▶ **DATA FOR PROCESSING**
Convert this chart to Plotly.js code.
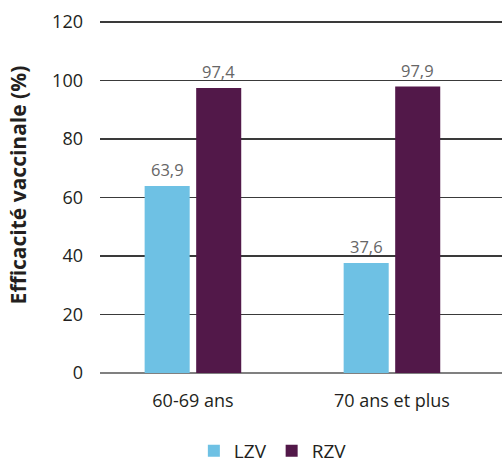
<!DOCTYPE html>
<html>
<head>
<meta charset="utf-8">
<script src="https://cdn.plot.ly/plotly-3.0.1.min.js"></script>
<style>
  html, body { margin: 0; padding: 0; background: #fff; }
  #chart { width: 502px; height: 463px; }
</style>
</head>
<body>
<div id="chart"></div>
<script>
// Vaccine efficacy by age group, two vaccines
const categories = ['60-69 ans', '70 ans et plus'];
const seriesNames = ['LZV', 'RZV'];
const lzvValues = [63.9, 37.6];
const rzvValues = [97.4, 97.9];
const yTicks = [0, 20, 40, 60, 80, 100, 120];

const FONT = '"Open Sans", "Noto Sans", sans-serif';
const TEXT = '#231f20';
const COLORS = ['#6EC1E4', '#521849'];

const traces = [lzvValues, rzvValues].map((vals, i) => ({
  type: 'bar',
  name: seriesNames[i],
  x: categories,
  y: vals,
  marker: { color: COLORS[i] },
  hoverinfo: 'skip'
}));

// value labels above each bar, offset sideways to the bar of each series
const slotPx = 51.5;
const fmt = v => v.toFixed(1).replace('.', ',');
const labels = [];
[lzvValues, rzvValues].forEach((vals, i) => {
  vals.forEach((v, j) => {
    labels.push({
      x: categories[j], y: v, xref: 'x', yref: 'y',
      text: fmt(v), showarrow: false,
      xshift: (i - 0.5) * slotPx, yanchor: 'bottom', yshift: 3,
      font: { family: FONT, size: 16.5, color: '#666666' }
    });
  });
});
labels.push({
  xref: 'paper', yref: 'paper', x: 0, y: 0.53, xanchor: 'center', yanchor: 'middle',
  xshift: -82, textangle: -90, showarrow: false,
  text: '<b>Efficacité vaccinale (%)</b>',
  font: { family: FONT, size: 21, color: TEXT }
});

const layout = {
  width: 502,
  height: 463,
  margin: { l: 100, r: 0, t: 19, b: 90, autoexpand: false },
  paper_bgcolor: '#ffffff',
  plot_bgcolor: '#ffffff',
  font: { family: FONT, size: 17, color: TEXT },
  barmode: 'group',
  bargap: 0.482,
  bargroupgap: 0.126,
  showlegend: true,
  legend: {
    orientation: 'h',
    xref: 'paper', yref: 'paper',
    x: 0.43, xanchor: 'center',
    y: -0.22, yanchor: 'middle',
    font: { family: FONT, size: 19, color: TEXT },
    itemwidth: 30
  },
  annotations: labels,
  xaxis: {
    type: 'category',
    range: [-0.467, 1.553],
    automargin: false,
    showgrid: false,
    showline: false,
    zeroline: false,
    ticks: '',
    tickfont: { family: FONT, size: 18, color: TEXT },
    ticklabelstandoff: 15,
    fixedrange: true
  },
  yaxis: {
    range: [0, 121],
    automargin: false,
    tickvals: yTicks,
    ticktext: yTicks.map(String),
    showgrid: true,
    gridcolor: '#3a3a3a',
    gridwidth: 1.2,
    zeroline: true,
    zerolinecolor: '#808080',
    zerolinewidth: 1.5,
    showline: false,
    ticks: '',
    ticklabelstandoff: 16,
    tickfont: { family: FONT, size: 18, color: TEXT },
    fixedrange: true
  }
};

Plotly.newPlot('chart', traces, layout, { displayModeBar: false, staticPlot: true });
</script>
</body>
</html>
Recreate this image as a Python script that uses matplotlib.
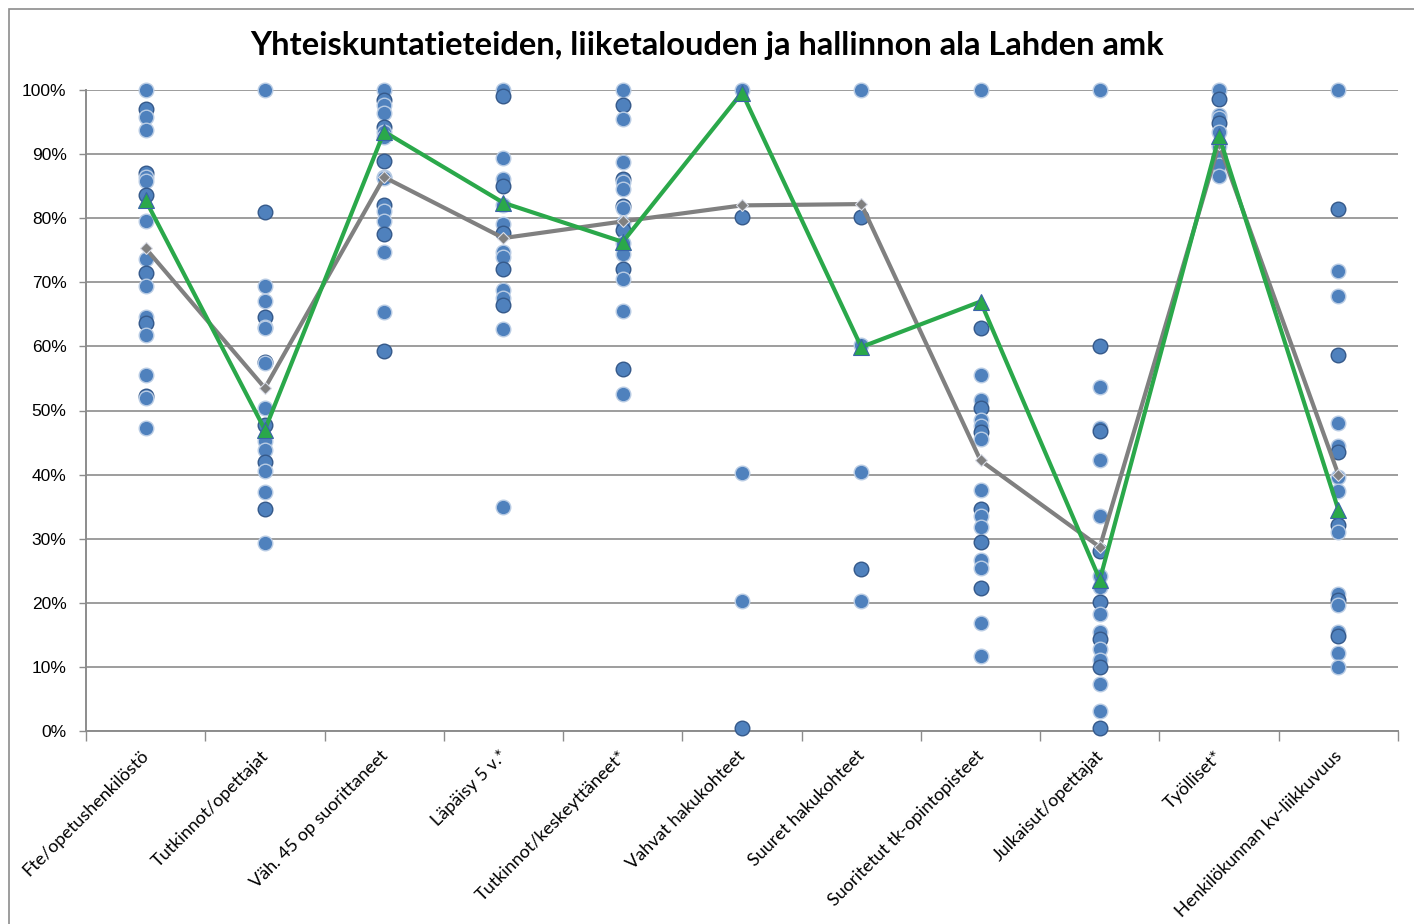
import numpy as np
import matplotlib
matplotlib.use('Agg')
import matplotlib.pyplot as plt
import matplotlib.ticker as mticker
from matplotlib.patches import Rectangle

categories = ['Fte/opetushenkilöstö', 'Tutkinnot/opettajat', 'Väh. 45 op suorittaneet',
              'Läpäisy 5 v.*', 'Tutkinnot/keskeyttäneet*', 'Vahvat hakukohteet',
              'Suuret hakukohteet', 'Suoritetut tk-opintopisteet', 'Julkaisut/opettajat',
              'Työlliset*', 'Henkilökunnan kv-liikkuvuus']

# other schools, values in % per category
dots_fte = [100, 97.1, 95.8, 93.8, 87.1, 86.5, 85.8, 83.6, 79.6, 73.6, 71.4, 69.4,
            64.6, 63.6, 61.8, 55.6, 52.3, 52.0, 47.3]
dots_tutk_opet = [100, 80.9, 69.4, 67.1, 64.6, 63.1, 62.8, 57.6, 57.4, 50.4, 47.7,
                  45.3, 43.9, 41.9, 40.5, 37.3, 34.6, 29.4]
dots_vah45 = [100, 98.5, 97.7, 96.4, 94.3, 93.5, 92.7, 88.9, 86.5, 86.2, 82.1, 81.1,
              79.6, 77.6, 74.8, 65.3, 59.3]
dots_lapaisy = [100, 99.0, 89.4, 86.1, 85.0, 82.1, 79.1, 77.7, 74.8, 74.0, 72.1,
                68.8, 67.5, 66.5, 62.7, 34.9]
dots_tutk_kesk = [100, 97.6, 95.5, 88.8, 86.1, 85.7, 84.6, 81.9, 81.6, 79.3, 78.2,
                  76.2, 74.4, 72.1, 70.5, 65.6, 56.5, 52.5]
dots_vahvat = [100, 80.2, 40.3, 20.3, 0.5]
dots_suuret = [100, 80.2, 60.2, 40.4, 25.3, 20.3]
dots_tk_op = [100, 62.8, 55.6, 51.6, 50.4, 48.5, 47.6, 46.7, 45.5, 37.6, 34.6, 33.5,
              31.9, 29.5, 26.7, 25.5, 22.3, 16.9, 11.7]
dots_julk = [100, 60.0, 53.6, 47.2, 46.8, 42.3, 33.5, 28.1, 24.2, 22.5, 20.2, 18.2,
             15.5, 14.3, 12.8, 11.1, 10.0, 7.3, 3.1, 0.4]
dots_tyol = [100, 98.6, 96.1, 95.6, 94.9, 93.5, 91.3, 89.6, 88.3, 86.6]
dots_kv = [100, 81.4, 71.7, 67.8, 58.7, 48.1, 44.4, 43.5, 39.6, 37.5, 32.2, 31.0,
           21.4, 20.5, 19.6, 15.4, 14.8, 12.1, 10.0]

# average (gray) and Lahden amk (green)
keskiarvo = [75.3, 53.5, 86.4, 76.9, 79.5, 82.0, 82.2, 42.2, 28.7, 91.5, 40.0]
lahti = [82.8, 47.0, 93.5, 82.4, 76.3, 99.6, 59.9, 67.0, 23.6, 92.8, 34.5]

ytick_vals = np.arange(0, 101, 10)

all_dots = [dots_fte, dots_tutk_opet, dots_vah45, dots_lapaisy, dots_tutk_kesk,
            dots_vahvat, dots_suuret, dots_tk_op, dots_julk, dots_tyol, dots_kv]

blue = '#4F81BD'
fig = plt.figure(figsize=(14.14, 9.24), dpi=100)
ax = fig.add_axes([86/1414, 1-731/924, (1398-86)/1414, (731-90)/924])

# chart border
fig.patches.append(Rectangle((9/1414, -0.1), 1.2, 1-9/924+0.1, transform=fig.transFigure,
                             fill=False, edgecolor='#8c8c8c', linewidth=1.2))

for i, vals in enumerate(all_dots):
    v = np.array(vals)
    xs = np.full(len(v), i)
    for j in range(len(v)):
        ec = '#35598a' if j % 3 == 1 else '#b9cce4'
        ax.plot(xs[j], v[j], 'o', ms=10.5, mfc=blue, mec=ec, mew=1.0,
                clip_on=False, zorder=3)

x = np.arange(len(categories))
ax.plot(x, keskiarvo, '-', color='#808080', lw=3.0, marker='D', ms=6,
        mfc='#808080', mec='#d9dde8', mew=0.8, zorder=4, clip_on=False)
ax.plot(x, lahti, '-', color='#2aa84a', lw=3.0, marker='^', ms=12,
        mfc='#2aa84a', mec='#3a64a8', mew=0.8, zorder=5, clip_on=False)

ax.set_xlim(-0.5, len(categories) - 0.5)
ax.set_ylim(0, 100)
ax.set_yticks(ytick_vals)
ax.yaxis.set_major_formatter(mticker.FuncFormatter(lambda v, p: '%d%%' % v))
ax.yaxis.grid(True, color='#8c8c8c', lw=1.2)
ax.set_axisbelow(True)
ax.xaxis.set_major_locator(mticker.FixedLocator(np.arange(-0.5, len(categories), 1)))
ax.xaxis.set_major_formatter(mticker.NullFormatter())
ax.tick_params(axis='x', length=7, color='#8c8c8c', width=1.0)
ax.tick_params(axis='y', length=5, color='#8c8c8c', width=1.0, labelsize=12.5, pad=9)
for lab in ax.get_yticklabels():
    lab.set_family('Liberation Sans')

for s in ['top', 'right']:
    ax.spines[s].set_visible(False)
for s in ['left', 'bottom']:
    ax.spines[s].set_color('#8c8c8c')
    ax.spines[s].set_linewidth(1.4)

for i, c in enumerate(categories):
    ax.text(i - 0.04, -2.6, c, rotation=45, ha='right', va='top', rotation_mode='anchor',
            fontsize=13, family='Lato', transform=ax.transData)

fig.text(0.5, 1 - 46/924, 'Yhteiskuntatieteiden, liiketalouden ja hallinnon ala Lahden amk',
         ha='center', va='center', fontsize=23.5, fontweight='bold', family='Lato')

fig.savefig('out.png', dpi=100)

▶ **GOAL OF THE EXERCISE**
Start at the line that contains "Recreate this image", stop at the line that contains "from matplotlib.patches import Rectangle", and reproduce each line in that stretch exactly. Pictures are excluded.

▶ **CORRECT OUTPUT**
Recreate this image as a Python script that uses matplotlib.
import numpy as np
import matplotlib
matplotlib.use('Agg')
import matplotlib.pyplot as plt
import matplotlib.ticker as mticker
from matplotlib.patches import Rectangle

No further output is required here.